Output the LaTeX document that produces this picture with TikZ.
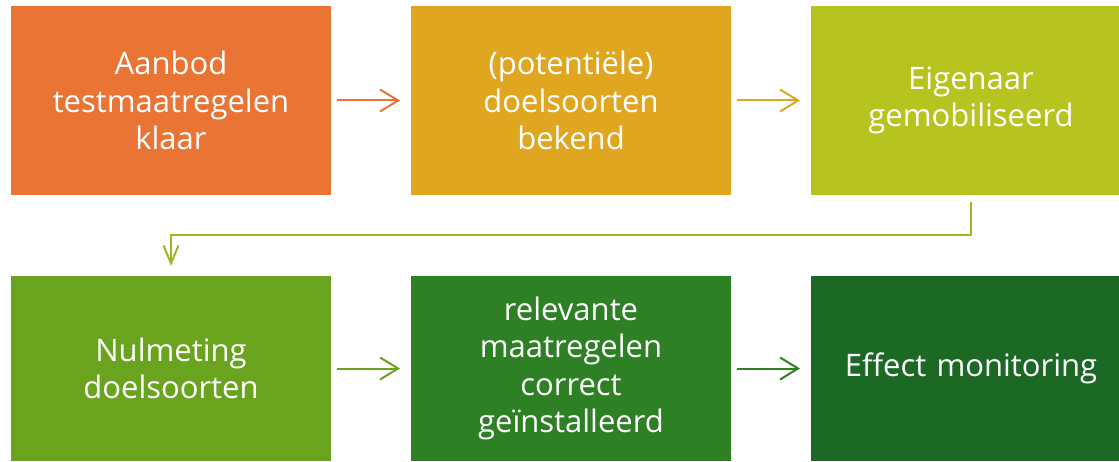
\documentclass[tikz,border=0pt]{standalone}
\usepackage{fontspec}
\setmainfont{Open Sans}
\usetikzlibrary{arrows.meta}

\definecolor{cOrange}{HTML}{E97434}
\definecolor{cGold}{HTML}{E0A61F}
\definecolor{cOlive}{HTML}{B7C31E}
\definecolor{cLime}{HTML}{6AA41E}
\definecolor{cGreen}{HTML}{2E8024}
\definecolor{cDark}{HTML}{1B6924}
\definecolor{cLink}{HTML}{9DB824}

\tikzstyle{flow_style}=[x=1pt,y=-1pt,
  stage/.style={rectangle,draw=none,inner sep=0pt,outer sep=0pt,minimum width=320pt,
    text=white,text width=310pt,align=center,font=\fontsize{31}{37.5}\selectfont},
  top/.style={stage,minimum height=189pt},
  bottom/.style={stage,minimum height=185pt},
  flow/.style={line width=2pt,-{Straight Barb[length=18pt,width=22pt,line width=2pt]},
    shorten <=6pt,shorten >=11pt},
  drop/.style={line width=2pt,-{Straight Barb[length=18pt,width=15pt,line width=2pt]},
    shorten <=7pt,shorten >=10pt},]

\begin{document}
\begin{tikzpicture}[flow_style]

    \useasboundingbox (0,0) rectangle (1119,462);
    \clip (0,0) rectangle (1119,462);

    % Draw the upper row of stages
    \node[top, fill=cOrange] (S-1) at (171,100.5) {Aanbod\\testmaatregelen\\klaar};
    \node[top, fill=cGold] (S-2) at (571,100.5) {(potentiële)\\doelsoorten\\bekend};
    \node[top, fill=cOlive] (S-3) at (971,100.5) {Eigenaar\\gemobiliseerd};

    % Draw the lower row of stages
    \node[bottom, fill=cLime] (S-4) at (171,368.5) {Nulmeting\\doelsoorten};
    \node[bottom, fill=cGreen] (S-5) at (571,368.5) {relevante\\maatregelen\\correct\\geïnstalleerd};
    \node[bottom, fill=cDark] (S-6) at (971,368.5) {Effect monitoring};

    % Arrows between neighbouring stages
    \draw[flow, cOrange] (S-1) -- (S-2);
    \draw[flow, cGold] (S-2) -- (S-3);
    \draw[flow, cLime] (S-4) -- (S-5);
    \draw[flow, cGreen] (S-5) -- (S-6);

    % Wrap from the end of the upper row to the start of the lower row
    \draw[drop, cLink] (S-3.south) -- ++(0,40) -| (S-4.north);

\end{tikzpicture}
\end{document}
--
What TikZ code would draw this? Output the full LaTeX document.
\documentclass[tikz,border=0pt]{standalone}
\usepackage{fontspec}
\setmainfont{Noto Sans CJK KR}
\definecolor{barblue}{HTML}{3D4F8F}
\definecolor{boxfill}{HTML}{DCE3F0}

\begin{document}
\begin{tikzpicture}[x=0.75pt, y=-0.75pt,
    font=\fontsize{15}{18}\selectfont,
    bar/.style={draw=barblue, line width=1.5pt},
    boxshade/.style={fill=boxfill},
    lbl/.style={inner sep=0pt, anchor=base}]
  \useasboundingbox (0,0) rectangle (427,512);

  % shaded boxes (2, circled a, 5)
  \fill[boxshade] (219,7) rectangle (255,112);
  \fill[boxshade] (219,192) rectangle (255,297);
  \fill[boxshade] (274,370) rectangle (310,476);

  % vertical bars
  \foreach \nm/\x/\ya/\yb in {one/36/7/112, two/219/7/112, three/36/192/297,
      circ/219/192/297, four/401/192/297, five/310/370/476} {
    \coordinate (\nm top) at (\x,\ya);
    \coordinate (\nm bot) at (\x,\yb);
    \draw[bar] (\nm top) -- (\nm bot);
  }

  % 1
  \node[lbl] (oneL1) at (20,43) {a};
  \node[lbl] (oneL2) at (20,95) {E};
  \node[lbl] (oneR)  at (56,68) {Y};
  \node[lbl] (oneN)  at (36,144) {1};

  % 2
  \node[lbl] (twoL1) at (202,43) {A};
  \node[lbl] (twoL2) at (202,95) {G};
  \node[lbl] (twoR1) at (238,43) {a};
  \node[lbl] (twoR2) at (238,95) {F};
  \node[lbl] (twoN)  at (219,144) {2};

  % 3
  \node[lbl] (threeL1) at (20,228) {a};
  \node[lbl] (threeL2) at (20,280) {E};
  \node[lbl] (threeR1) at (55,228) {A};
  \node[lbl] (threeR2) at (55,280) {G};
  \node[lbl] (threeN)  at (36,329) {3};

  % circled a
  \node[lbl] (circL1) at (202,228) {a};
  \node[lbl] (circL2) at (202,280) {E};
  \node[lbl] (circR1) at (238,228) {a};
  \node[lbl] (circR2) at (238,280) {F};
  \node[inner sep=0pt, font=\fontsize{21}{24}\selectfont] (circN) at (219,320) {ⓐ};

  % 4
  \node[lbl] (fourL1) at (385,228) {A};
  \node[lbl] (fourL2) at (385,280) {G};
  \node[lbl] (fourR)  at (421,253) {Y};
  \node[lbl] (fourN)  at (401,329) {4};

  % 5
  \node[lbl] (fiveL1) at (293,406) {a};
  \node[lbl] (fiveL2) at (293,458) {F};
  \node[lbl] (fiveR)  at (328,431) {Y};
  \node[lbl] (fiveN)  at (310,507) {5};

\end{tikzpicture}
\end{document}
---
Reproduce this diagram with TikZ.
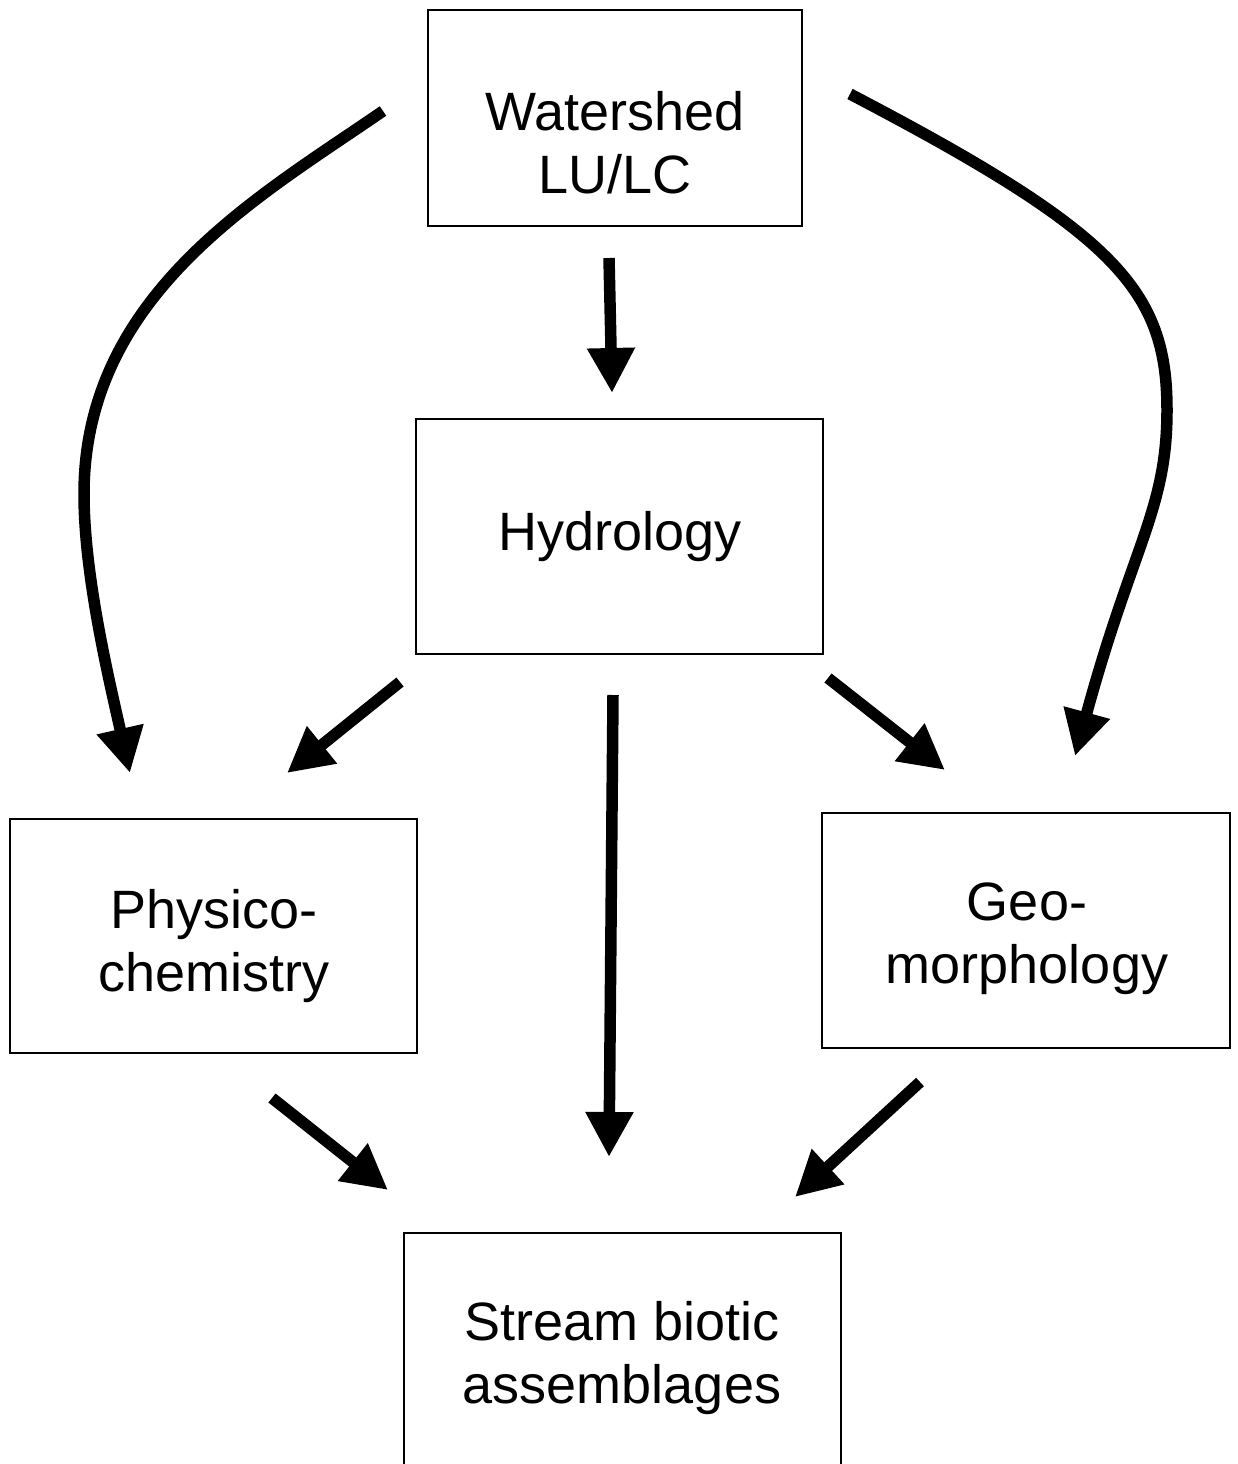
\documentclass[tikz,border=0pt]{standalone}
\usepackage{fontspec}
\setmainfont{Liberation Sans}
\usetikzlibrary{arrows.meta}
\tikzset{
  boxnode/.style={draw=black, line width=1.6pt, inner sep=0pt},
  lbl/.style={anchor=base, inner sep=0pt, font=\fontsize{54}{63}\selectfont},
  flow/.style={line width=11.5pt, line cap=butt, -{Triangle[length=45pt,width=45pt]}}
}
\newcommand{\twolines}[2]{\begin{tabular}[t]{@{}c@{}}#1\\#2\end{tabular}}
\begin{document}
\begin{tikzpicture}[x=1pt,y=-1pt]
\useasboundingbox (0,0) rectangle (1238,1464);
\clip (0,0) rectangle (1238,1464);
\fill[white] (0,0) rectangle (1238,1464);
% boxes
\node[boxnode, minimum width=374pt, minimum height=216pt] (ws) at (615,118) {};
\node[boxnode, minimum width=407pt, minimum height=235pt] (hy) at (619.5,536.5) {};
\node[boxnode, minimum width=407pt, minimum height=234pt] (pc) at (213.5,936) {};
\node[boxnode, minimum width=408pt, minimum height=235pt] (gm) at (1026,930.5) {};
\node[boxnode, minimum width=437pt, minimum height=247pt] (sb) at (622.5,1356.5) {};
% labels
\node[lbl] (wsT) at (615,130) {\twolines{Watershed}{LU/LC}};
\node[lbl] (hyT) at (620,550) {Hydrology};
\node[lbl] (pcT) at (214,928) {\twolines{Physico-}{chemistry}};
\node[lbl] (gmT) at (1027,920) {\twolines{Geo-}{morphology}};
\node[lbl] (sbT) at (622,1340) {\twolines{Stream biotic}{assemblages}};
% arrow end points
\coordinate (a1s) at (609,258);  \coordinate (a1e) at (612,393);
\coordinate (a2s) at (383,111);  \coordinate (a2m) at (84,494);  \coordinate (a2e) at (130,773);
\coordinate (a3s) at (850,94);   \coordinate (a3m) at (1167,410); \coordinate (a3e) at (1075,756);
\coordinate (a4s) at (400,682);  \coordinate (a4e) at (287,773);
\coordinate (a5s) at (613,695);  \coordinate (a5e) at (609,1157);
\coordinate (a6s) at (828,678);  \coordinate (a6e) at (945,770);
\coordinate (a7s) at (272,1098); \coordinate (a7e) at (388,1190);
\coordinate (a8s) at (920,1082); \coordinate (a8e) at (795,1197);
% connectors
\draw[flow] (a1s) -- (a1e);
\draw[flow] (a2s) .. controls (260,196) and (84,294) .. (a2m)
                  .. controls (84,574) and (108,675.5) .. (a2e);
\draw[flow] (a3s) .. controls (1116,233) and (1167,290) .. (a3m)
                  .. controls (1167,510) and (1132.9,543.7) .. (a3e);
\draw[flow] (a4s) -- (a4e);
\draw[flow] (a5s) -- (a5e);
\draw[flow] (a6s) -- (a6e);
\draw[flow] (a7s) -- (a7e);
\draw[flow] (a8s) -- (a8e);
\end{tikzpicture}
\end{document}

- Your task
State how many lines of the records above contain the word "with", and give only that number.

- Response to this task
2